When he was court martialled for using insubordinate language to a superior officer, the transcript records his words in standard spelling: “What the bloody fucking hell are you interfering for” and “mind your own fucking business”.
He was killed by a shell in the German lines at Bullecourt on 3 May 1917, a day of particularly bloody slaughter. His body was never recovered.
The authorities accepted Weddell’s claim that she and Mitchell were married and that he had adopted her previous children. They all received war pensions.

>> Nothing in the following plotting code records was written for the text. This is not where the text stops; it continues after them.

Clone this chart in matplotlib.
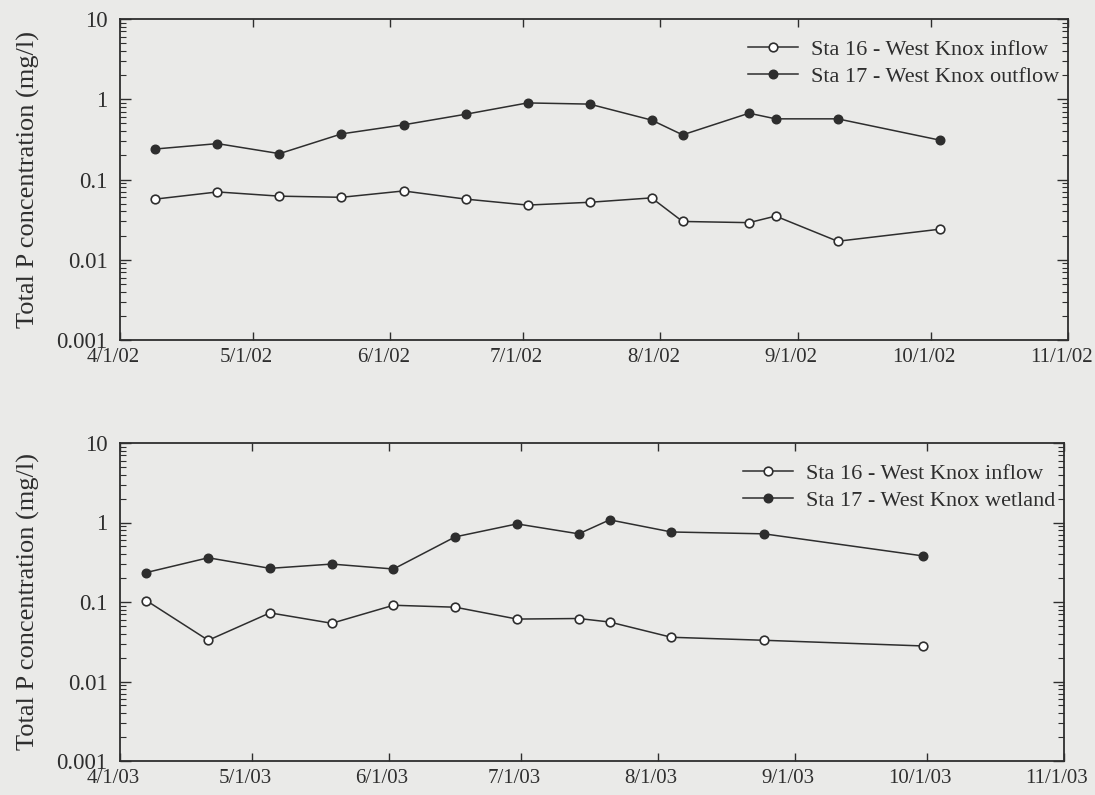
import pandas as pd
import matplotlib
matplotlib.use("Agg")
import matplotlib.pyplot as plt
import matplotlib.dates as mdates
from matplotlib.ticker import LogLocator, FuncFormatter, NullFormatter
from matplotlib.transforms import ScaledTranslation

# 2002 sampling: West Knox inflow (Sta 16) and outflow (Sta 17)
dates_2002 = ["2002-04-09", "2002-04-23", "2002-05-07", "2002-05-21", "2002-06-04",
              "2002-06-18", "2002-07-02", "2002-07-16", "2002-07-30", "2002-08-06",
              "2002-08-21", "2002-08-27", "2002-09-10", "2002-10-03"]
inflow_2002 = [0.057, 0.070, 0.062, 0.060, 0.072, 0.057, 0.048, 0.052, 0.059,
               0.030, 0.029, 0.035, 0.017, 0.024]
outflow_2002 = [0.24, 0.28, 0.21, 0.37, 0.48, 0.65, 0.90, 0.87, 0.55, 0.36,
                0.67, 0.57, 0.57, 0.31]

# 2003 sampling: inflow (Sta 16) and wetland (Sta 17)
dates_2003 = ["2003-04-07", "2003-04-21", "2003-05-05", "2003-05-19", "2003-06-02",
              "2003-06-16", "2003-06-30", "2003-07-14", "2003-07-21", "2003-08-04",
              "2003-08-25", "2003-09-30"]
inflow_2003 = [0.104, 0.033, 0.073, 0.054, 0.091, 0.086, 0.061, 0.062, 0.056,
               0.036, 0.033, 0.028]
wetland_2003 = [0.235, 0.36, 0.265, 0.30, 0.26, 0.66, 0.96, 0.72, 1.08, 0.76,
                0.72, 0.38]

bg = "#eaeae8"
ink = "#2e2e2e"
plt.rcParams["font.family"] = ["Liberation Serif", "DejaVu Serif"]
plt.rcParams["text.color"] = ink
plt.rcParams["axes.labelcolor"] = ink
plt.rcParams["xtick.color"] = ink
plt.rcParams["ytick.color"] = ink

fig = plt.figure(figsize=(10.95, 7.95), dpi=100, facecolor=bg)
ax1 = fig.add_axes([120 / 1095, 1 - 340 / 795, 948 / 1095, 321 / 795])
ax2 = fig.add_axes([120 / 1095, 1 - 761 / 795, 944 / 1095, 318 / 795])


def date_fmt(x, pos):
    d = mdates.num2date(x)
    return f"{d.month}/{d.day}/{d.year % 100:02d}"


def style_panel(ax, year, dates, inflow, other, other_label):
    d = pd.to_datetime(dates)
    ax.set_facecolor(bg)
    ax.plot(d, inflow, color=ink, lw=1.1, marker="o", ms=6.2, mfc="white",
            mec=ink, mew=1.2, label="Sta 16 - West Knox inflow")
    ax.plot(d, other, color=ink, lw=1.1, marker="o", ms=6.2, mfc=ink,
            mec=ink, label=other_label)
    ax.set_yscale("log")
    ax.set_ylim(0.001, 10)
    ax.set_xlim(pd.Timestamp(f"{year}-04-01"), pd.Timestamp(f"{year}-11-01"))
    ax.xaxis.set_major_locator(mdates.MonthLocator())
    ax.xaxis.set_major_formatter(FuncFormatter(date_fmt))
    ax.yaxis.set_major_locator(LogLocator(base=10, numticks=10))
    ax.yaxis.set_minor_locator(LogLocator(base=10, subs=range(2, 10), numticks=20))
    ax.yaxis.set_major_formatter(FuncFormatter(lambda v, p: f"{v:g}"))
    ax.yaxis.set_minor_formatter(NullFormatter())
    ax.tick_params(axis="x", which="major", direction="in", top=True,
                   length=6, width=1, labelsize=15, pad=6)
    ax.tick_params(axis="y", which="major", direction="in", right=True,
                   length=8, width=1, labelsize=16.5, pad=9)
    ax.tick_params(axis="y", which="minor", direction="in", right=True,
                   length=4, width=0.8)
    # labels in the original sit a little left of their ticks
    shift = ScaledTranslation(-7 / 100, 0, fig.dpi_scale_trans)
    for lab in ax.get_xticklabels():
        lab.set_transform(lab.get_transform() + shift)
    for s in ax.spines.values():
        s.set_color(ink)
        s.set_linewidth(1.3)
    ax.set_ylabel("Total P concentration (mg/l)", fontsize=19)
    ax.yaxis.set_label_coords(-80 / 948, 0.5)
    ax.legend(loc="upper right", bbox_to_anchor=(1.0, 0.965), frameon=False,
              fontsize=16, handlelength=2.25, handletextpad=0.6,
              labelspacing=0.3, borderaxespad=0.0)


style_panel(ax1, 2002, dates_2002, inflow_2002, outflow_2002,
            "Sta 17 - West Knox outflow")
style_panel(ax2, 2003, dates_2003, inflow_2003, wetland_2003,
            "Sta 17 - West Knox wetland")

fig.savefig("out.png", dpi=100, facecolor=bg)
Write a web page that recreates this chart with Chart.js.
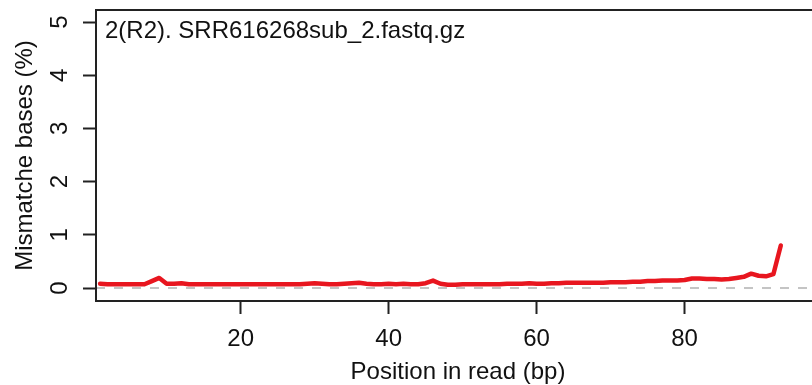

It is easy to see why Dennis would want to keep Mitchell’s identity hidden. Having begun 1915 heavily in debt, the poet worked hard on promoting his forthcoming volume. He stressed to his publisher Angus & Robertson that he wanted the book-buying public to associate The Songs of a Sentimental Bloke with “geniality and optimism”.
Any publicity about Mitchell’s life would have resulted in exactly the opposite.
Mitchell might never have been aware that he inspired a massively popular work of Australian literature or that he had a minor part in its sequel.
Until now, his only known memorials have been the inscription of his name alongside more than 100,000 others at the Australian War Memorial, and a similar listing in the Villers-Bretonneux Memorial in France.
It seems almost certain, though, that the fictional Sentimental Bloke has memorialised Mitchell’s best side and a moment of happiness in his otherwise bleak life.